The Early Riser (East / Loves the Vision of where this could go): The Early Riser got to the airport 2.5 hours before departure, and similarly, he will be opening the overhead as soon as the plane lands. He has 20 rows ahead of him but those hurdles do not phase him. He has the patience and vison to meet those challenges and he's willing to stand for six minutes straight in the aisle to prove it. He is a man of the people with two hands free, as he may help 21D with her luggage as he is shaking hands with 22A. He knows how to win friends and influence passengers which comes in handy since he will have no idea where baggage claim is.

Take a Number at the Deli (South / Loves order and the role people play in that order): If you are a practical person the first thing you do when approaching the deli counter is take a number.
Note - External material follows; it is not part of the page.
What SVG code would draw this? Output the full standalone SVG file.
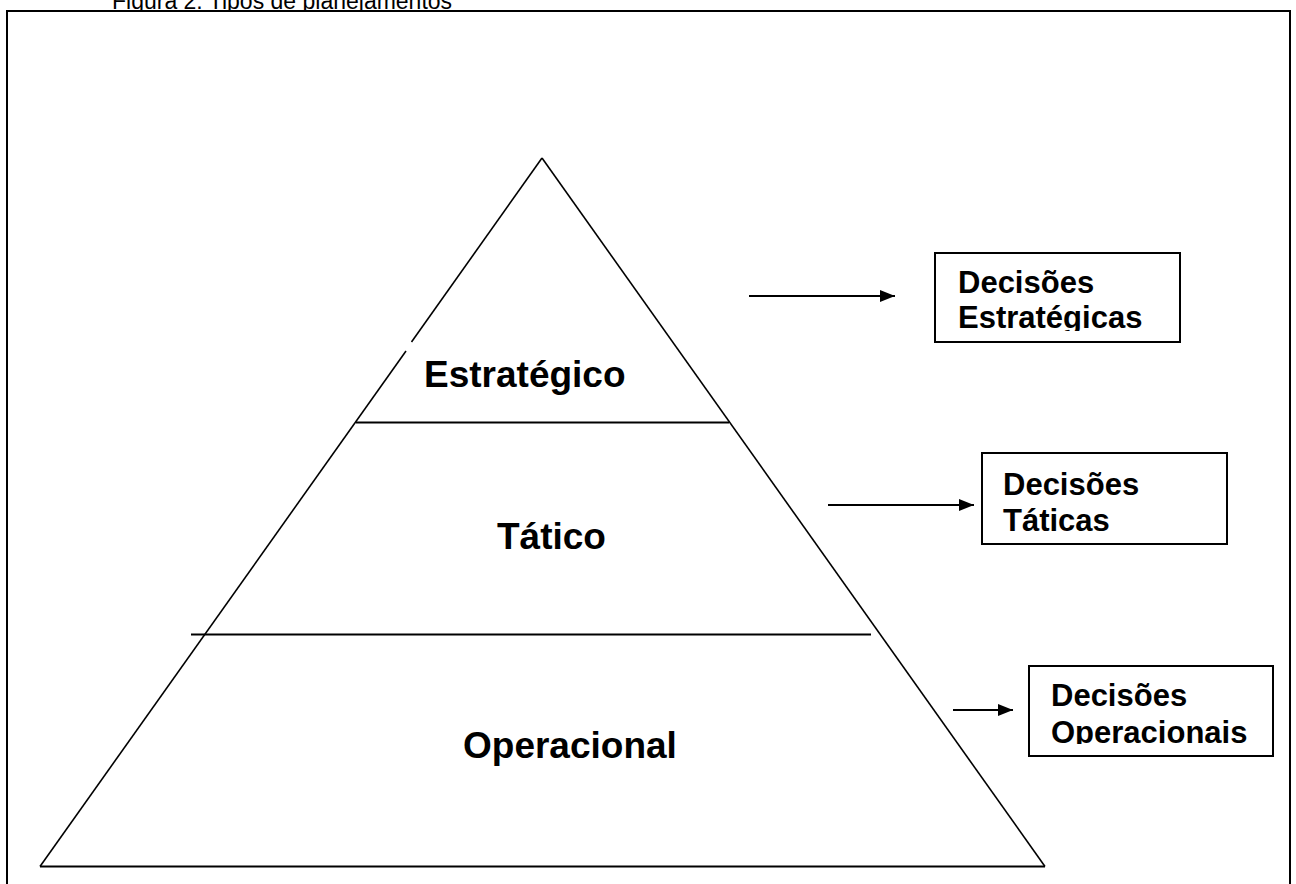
<svg xmlns="http://www.w3.org/2000/svg" width="1296" height="884" viewBox="0 0 1296 884">
<style>
.ln{stroke:#000;stroke-width:1.6;fill:none}
.hl{stroke:#000;stroke-width:2.2;fill:none}
.box{stroke:#000;stroke-width:2;fill:#fff}
.lvl{font-family:"Liberation Sans",Arial,sans-serif;font-weight:bold;font-size:37px;fill:#000}
.bt{font-family:"Liberation Sans",Arial,sans-serif;font-weight:bold;font-size:31px;fill:#000}
.ttl{font-family:"Liberation Sans",Arial,sans-serif;font-size:23px;fill:#000}
</style>
<defs>
<marker id="ah" viewBox="0 0 15 12" refX="15" refY="6" markerWidth="15" markerHeight="12" markerUnits="userSpaceOnUse" orient="auto">
<path d="M0,0 L15,6 L0,12 Z" fill="#000"/>
</marker>
<clipPath id="ctitle"><rect x="0" y="0" width="1296" height="10"/></clipPath>
<clipPath id="c1"><rect x="936" y="254" width="243" height="77"/></clipPath>
<clipPath id="c2"><rect x="983" y="454" width="243" height="89"/></clipPath>
<clipPath id="c3"><rect x="1030" y="667" width="242" height="77"/></clipPath>
</defs>
<rect width="1296" height="884" fill="#fff"/>
<text class="ttl" x="112" y="8.5" clip-path="url(#ctitle)">Figura 2: Tipos de planejamentos</text>
<rect x="7" y="11" width="1283" height="900" fill="none" stroke="#000" stroke-width="2"/>
<g id="pyramid">
<path class="ln" d="M542,158 L411.5,342"/>
<path class="ln" d="M406,351 L40,866.5"/>
<path class="ln" d="M542,158 L1045,866.5"/>
<path class="hl" d="M40,866.5 H1045"/>
<path class="hl" d="M356,422.5 H729"/>
<path class="hl" d="M191,634.5 H871"/>
</g>
<g id="estrategico"><text class="lvl" x="424" y="387">Estratégico</text></g>
<g id="tatico"><text class="lvl" x="497" y="549">Tático</text></g>
<g id="operacional"><text class="lvl" x="463" y="758">Operacional</text></g>
<g id="connectors">
<line class="hl" x1="749" y1="296" x2="895" y2="296" marker-end="url(#ah)"/>
<line class="hl" x1="828" y1="505" x2="974" y2="505" marker-end="url(#ah)"/>
<line class="hl" x1="953" y1="710" x2="1013" y2="710" marker-end="url(#ah)"/>
</g>
<g id="dec-estrategicas">
<rect class="box" x="935" y="253" width="245" height="89"/>
<g clip-path="url(#c1)"><text class="bt" x="958" y="293">Decisões</text><text class="bt" x="958" y="328">Estratégicas</text></g>
</g>
<g id="dec-taticas">
<rect class="box" x="982" y="453" width="245" height="91"/>
<g clip-path="url(#c2)"><text class="bt" x="1003" y="495">Decisões</text><text class="bt" x="1003" y="531">Táticas</text></g>
</g>
<g id="dec-operacionais">
<rect class="box" x="1029" y="666" width="244" height="90"/>
<g clip-path="url(#c3)"><text class="bt" x="1051" y="706">Decisões</text><text class="bt" x="1051" y="743">Operacionais</text></g>
</g>
</svg>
Whether they are using the number system that day or not, take one just in case. As a South, it's one of the mottos I live by. When everyone follows the deli system, nothing makes a South happier - there are no surprises and order is restored to the universe. 4D, then 4F, your turn, 5A. Go ahead 5D, yes, the connecting flight out to Boise is leaving out of Gate C17, step right up 6B.

Of course, order cannot exist without innovation necessitating the standardization of a system, so the South needs the Early Riser but his closest ally is the Seat Jumper. The person least understood by the South is the row cutter. However, circumstances dictate that we sometimes move away from our primary direction, and in some sense move away from civilization and go with our primal instinct. I can never be a true row cutter but I did leave a woman standing in the pouring rain outside of JFK Library after Opening Day. Technically, I was next in line for a cab, but giving it up would have been the right thing to do.

Oh well, I hope she understands I had a plane to catch.